Directions ->
Pictures stay out of your copy, but everything else in the records below must be repeated exactly.

Information supplied ->
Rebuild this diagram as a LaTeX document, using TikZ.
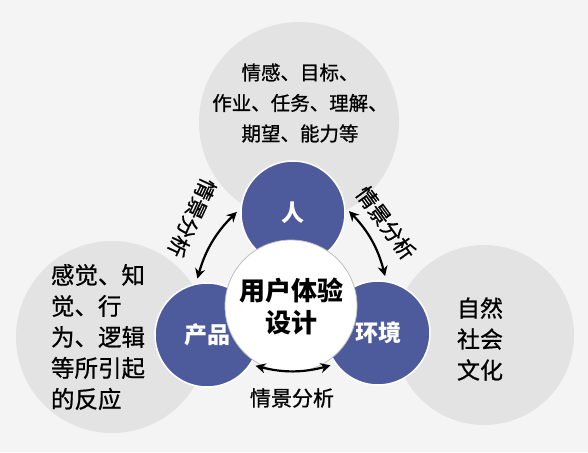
\documentclass[tikz,border=0pt]{standalone}
\usepackage{fontspec}
\newfontfamily\cjk{Noto Sans CJK SC}
\newfontfamily\cjkmed[FakeBold=0.8]{Noto Sans CJK SC}
\usetikzlibrary{arrows.meta}
\definecolor{bggray}{HTML}{F4F4F4}
\definecolor{circgray}{HTML}{E3E3E3}
\definecolor{circblue}{HTML}{4D5A9C}
\tikzset{graycirc/.style={shape=circle,fill=circgray,inner sep=0pt}}
\tikzset{bluecirc/.style={shape=circle,fill=circblue,draw=white,line width=1.5pt,inner sep=0pt,minimum size=104pt,text=white,font=\cjk\bfseries\fontsize{23}{23}\selectfont}}
\tikzset{centercirc/.style={shape=circle,fill=white,draw=black!25,line width=0.8pt,inner sep=0pt,minimum size=132pt,align=center,font=\cjk\bfseries\fontsize{26}{32}\selectfont}}
\tikzset{graytext/.style={text=black,inner sep=0pt}}
\tikzset{twoway/.style={{Stealth[length=10pt,width=10pt]}-{Stealth[length=10pt,width=10pt]},line width=2.2pt,shorten <=5pt,shorten >=5pt}}
\tikzset{arrowlabel/.style={inner sep=0pt,font=\cjkmed\fontsize{21}{21}\selectfont}}

\begin{document}
\begin{tikzpicture}[x=1pt,y=-1pt]
            \fill[bggray] (0,0) rectangle (588,452);
            \useasboundingbox (0,0) rectangle (588,452);
            % setup the gray circles
            \foreach \n/\x/\y/\r in {gtop/299/122/100,gleft/112/337/96,gright/484/335/90}
            {
                \node[graycirc,minimum size={\r*2pt}] (\n) at (\x,\y){};
            }
            \node[graytext,align=center,font=\cjkmed\fontsize{19.5}{30.5}\selectfont] (toptext) at (300,103)
                {情感、目标、\\作业、任务、理解、\\期望、能力等};
            \node[graytext,align=left,font=\cjkmed\fontsize{23.5}{31}\selectfont] (lefttext) at (98,337)
                {感觉、知\\觉、行\\为、逻辑\\等所引起\\的反应};
            \node[graytext,align=left,font=\cjkmed\fontsize{23}{31}\selectfont] (righttext) at (480,339)
                {自然\\社会\\文化};
            % the three blue circles
            \foreach \n/\x/\y/\t in {ren/293/213/人,prod/207/335/产品,env/378/333/环境}
            {
                \node[bluecirc] (\n) at (\x,\y){\t};
            }
            \node[centercirc] (ux) at (291,306){用户体验\\设计};
            % arrows between them
            \draw[twoway] (ren.175) to[bend right=15] (prod.102);
            \draw[twoway] (ren.6) to[bend left=15] (env.81);
            \draw[twoway] (prod.-34) to[bend right=15] (env.216);
            \node[arrowlabel,rotate=-115] (labl) at (192,218){情景分析};
            \node[arrowlabel,rotate=-54] (labr) at (386,223){情景分析};
            \node[arrowlabel] (labb) at (292,398){情景分析};
        \end{tikzpicture}
\end{document}
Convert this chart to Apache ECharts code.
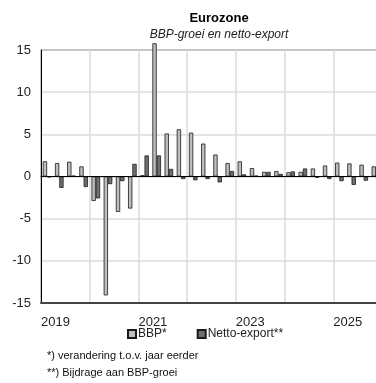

Solution below ->
Rebuild this diagram as a LaTeX document, using TikZ.
\documentclass[tikz,border=0pt]{standalone}
\usepackage{fontspec}
\newfontfamily\cjk{Noto Sans CJK SC}
\newfontfamily\cjkmed[FakeBold=0.8]{Noto Sans CJK SC}
\usetikzlibrary{arrows.meta}
\definecolor{bggray}{HTML}{F4F4F4}
\definecolor{circgray}{HTML}{E3E3E3}
\definecolor{circblue}{HTML}{4D5A9C}
\tikzset{graycirc/.style={shape=circle,fill=circgray,inner sep=0pt}}
\tikzset{bluecirc/.style={shape=circle,fill=circblue,draw=white,line width=1.5pt,inner sep=0pt,minimum size=104pt,text=white,font=\cjk\bfseries\fontsize{23}{23}\selectfont}}
\tikzset{centercirc/.style={shape=circle,fill=white,draw=black!25,line width=0.8pt,inner sep=0pt,minimum size=132pt,align=center,font=\cjk\bfseries\fontsize{26}{32}\selectfont}}
\tikzset{graytext/.style={text=black,inner sep=0pt}}
\tikzset{twoway/.style={{Stealth[length=10pt,width=10pt]}-{Stealth[length=10pt,width=10pt]},line width=2.2pt,shorten <=5pt,shorten >=5pt}}
\tikzset{arrowlabel/.style={inner sep=0pt,font=\cjkmed\fontsize{21}{21}\selectfont}}

\begin{document}
\begin{tikzpicture}[x=1pt,y=-1pt]
            \fill[bggray] (0,0) rectangle (588,452);
            \useasboundingbox (0,0) rectangle (588,452);
            % setup the gray circles
            \foreach \n/\x/\y/\r in {gtop/299/122/100,gleft/112/337/96,gright/484/335/90}
            {
                \node[graycirc,minimum size={\r*2pt}] (\n) at (\x,\y){};
            }
            \node[graytext,align=center,font=\cjkmed\fontsize{19.5}{30.5}\selectfont] (toptext) at (300,103)
                {情感、目标、\\作业、任务、理解、\\期望、能力等};
            \node[graytext,align=left,font=\cjkmed\fontsize{23.5}{31}\selectfont] (lefttext) at (98,337)
                {感觉、知\\觉、行\\为、逻辑\\等所引起\\的反应};
            \node[graytext,align=left,font=\cjkmed\fontsize{23}{31}\selectfont] (righttext) at (480,339)
                {自然\\社会\\文化};
            % the three blue circles
            \foreach \n/\x/\y/\t in {ren/293/213/人,prod/207/335/产品,env/378/333/环境}
            {
                \node[bluecirc] (\n) at (\x,\y){\t};
            }
            \node[centercirc] (ux) at (291,306){用户体验\\设计};
            % arrows between them
            \draw[twoway] (ren.175) to[bend right=15] (prod.102);
            \draw[twoway] (ren.6) to[bend left=15] (env.81);
            \draw[twoway] (prod.-34) to[bend right=15] (env.216);
            \node[arrowlabel,rotate=-115] (labl) at (192,218){情景分析};
            \node[arrowlabel,rotate=-54] (labr) at (386,223){情景分析};
            \node[arrowlabel] (labb) at (292,398){情景分析};
        \end{tikzpicture}
\end{document}
Convert this chart to Apache ECharts code.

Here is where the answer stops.